Create an upgrade-focused email sequence. After a free user has been active for a few days and has experienced your product's core value, start a short email sequence (three to five emails over two weeks) that highlights what they're missing. Each email should focus on a single paid feature or capability, with a specific use case and outcome. Don't send a feature list. Tell a story about how a specific type of user gets a specific result with the paid plan.

Offer a time-limited incentive. For users who've been on the free plan for a while and are clearly engaged but haven't upgraded, a well-timed discount or extended trial of the paid tier can break through the inertia. Frame it as an opportunity to try the full experience, not as a desperate attempt to close a sale. A 14-day free trial of the paid plan, triggered after 30 days of active free usage, often converts better than a permanent discount.

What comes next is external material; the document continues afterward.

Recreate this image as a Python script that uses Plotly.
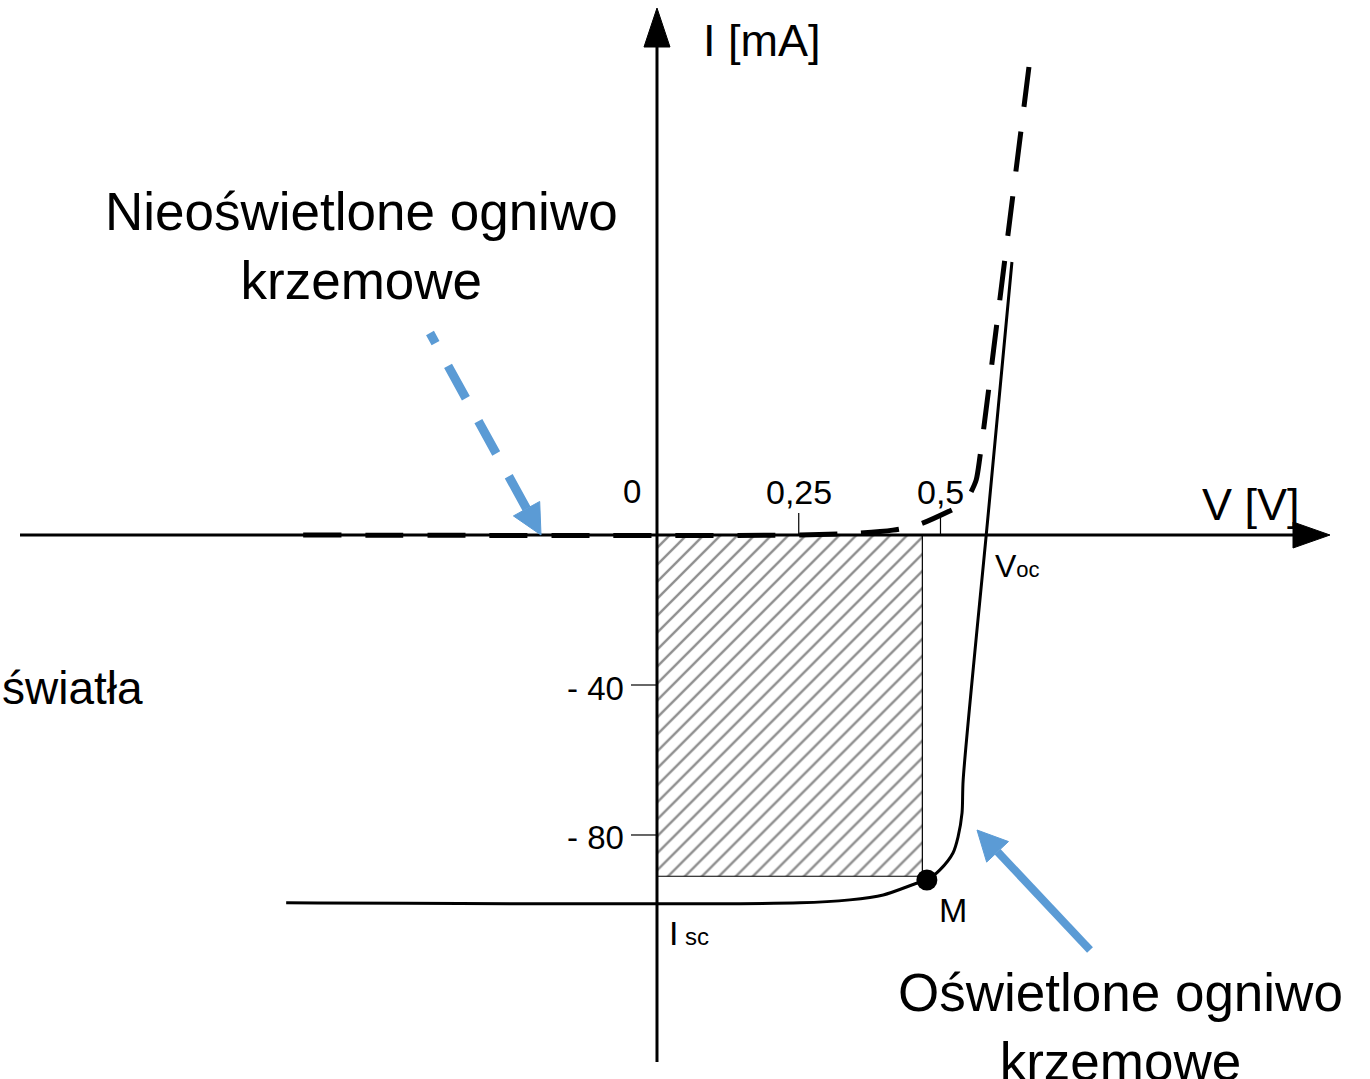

Remove friction from the upgrade flow. The actual process of upgrading should take less than 60 seconds. If your users have to navigate to a separate pricing page, compare three tiers, figure out which one they need, and then enter payment information through a multi-step form, you're losing people at every step. The best upgrade flows are one-click from an in-app prompt, with payment information pre-filled if possible. Make upgrading the easiest thing a user does that day.

Follow up personally with high-value free users. If you can identify free users who are getting significant value from your product (high usage frequency, multiple sessions per week, advanced feature usage), reach out to them directly. A personal email from the founder asking about their experience and offering to walk them through the paid features can convert users who would never respond to an automated email. This doesn't scale forever, but in the early stages, it's the highest-converting tactic available.

The overarching principle is this: conversion is not about pressuring people into paying. It's about ensuring that the people who would genuinely benefit from your paid plan understand exactly what they're missing and have a frictionless path to get it. If your product delivers real value, the conversion engine is just a matter of connecting the right user to the right plan at the right moment.